About Marcus
It’s weird writing about yourself and i am very lazy. I thought I’d just comment on my *Wikipedia entry with a bit of totally subjective commentary. According to the wisdom of Wikipedia I am …
Marcus Westbury is an Australian festival director, writer and media maker. [This is true although the reverse order is a bit more accurate at the moment given i haven’t had a festival directing type gig in about two years] He is currently based in Melbourne, Australia where he created the three part TV series Not Quite Art for the Australian Broadcasting Corporation screened during October-November 2007. [Actually it aired in October not October-November, but yep, that is definitely me]
[edit] Biography
[edit] Background
Marcus Westbury was born in Newcastle, New South Wales, Australia on 17th January 1974. [Great. Can someone delete that? I’m an identity fraud candidate for sure] He attended [”barely survived” would be more accurate] Jesmond High School (now Callaghan College Senior Jesmond Campus) and University of Newcastle where he failed to complete [A euphemism for “got kicked out of”] a Communication Studies degree . During this period he was involved in student politics [best forgotten although the wonders of google and the endless internet archive means that nothing is forgotten. Ever.] and was campus activities officer and co-editor with Sean Healy [who did most of the work from memory] of the student newspaper OPUS [Between the two of us we wrote about two thirds of it under about half a dozen different pseudonyms because student newspaper contributors are notoriously hopeless] in 1995. Under their direction, OPUS was one of the first Australian publications to publish regularly on the World Wide Web [we used to like to claim that we were the first student paper in Australia on the web back in the day when it was the most important thing in the world. I believe there is a competing claim out there and we’ve never really resolved it either way AFAIK].
[Fortunately several embarrassing late uni things skipped around here. Good.]
[edit] Arts and Festivals
In 1996 [see above re: “he was kicked out of uni”] Marcus Westbury was a co-founder of the arts and media collective Octapod [along with about half a dozen other people] and the short-lived [Short lived as in “died a slow a painful death”]Newcastle Fringe Festival . This led to [more correctly, my general state of being broke and fleeing things that had fallen apart led to] a position based in Sydney as the Online Manager of the LOUD media festival a landmark festival of media arts that took place across Australia’s radio and television networks in January 1998. [Not sure what the dictionary definition of “landmark” is] Westbury was subsequently the inaugural Creative Manager of the Noise Media Festival - a follow-up festival to LOUD. [A position that I was so successful at, that i didn’t even last until the first noise festvial. Still i did do a bit and it looks good on the CV]

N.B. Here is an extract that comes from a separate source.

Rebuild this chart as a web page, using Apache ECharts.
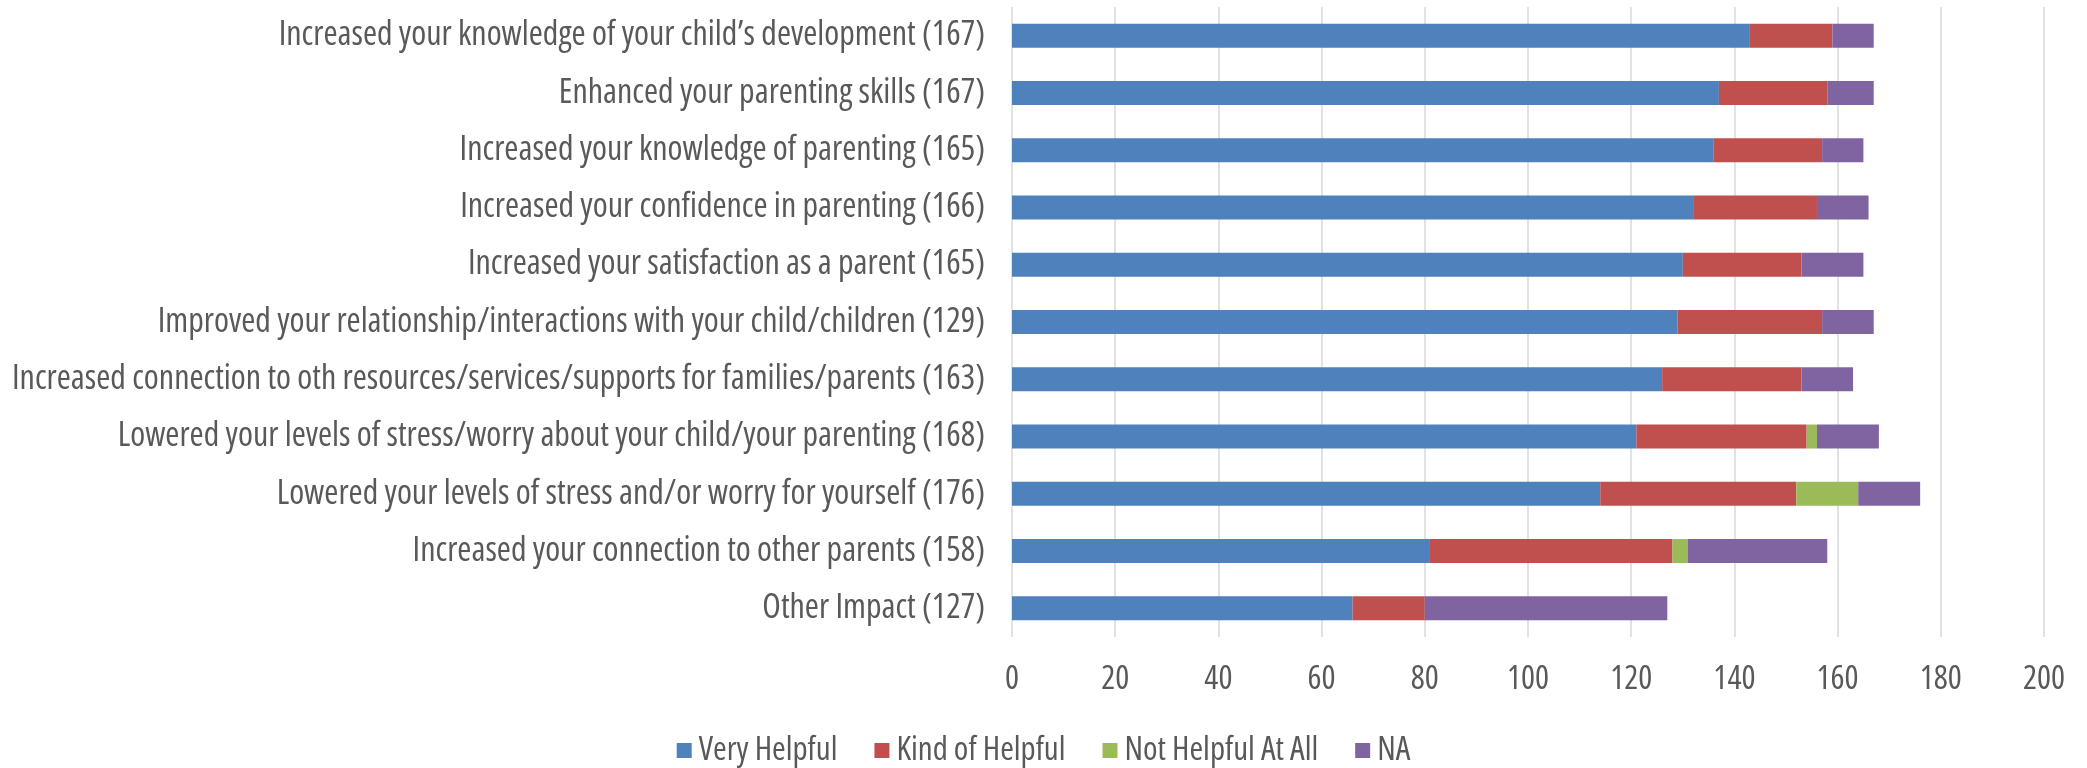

Whilst working in Sydney between 1998 and 2002 [Those dates are a bit muddled, i think i would have been in Sydney working on this stuff from 1997 to early 2001. I think.] Westbury was the founder and manager of the This Is Not Art festival [There was a bit more to it than that - who gets to decide the proportions in these entries?] in his home town [already established above you would think?] of Newcastle, New South Wales.
In 2002 Westbury was appointed as the Artistic Director of Melbourne’s Next Wave Festival [1] and was the Director of the 2004 and 2006 Next Wave Festivals under the themes of Unpopular Culture (2004) and Empire Games[Factually correct but i am not sure of the need to use 2004 and 2006 twice each in that sentence.] In 2006, Westbury was also a Director of Festival Melbourne 2006, the cultural program of the Melbourne 2006 Commonwealth Games. [It does sound kind of impressive when written like that, as opposed to say “Marcus directed the outsourced and a bit of an afterthought ‘Youth Program’ for what isn’t quite one of the world’s major sporting events”] (2006).
Marcus Westbury also [co-]founded and was one of the directors of Free Play, Australia’s largest [only] independent computer games developers’ conference that took place in Melbourne in 2002 and 2003. [That should be 2004 and 2005 actually]
[edit] Media Projects
Westbury has worked [been mostly unemployed and/or unpaid] across a range of media including as a commentator and producer for ABC Local Radio in Newcastle, Sydney and Melbourne and ABC Radio National and has featured on a range of ABC TV series including Recovery, Critical Mass and Vulture. [All of which were literally axed within weeks of me appearing on them] As an occasionally [i prefer “intermittently”] published writer, Westbury is also a coauthor [along with about 10 other people] of the h2w2 guidebook (published by the Australia Council) and a tongue in cheek tourism guide to Newcastle called Newcastle Navigator [along with Damien Frost].
[Not sure about the prioritisation here - seems to have included the obscure ones and left out the obvious ones but who am I to question the wisdom of crowds???]
Other
Marcus Westbury’s mother Kaye Westbury was the Australian Democrats candidate for the Division of Newcastle in 1998 when she died on the eve of the election, forcing a postponement of the vote in the city. [Not one of the highlights of my life thus far. I’d advise against being stuck between a personal tragedy, grieving, a feral media scrum and 80,000 inconvenienced voters if given a choice.]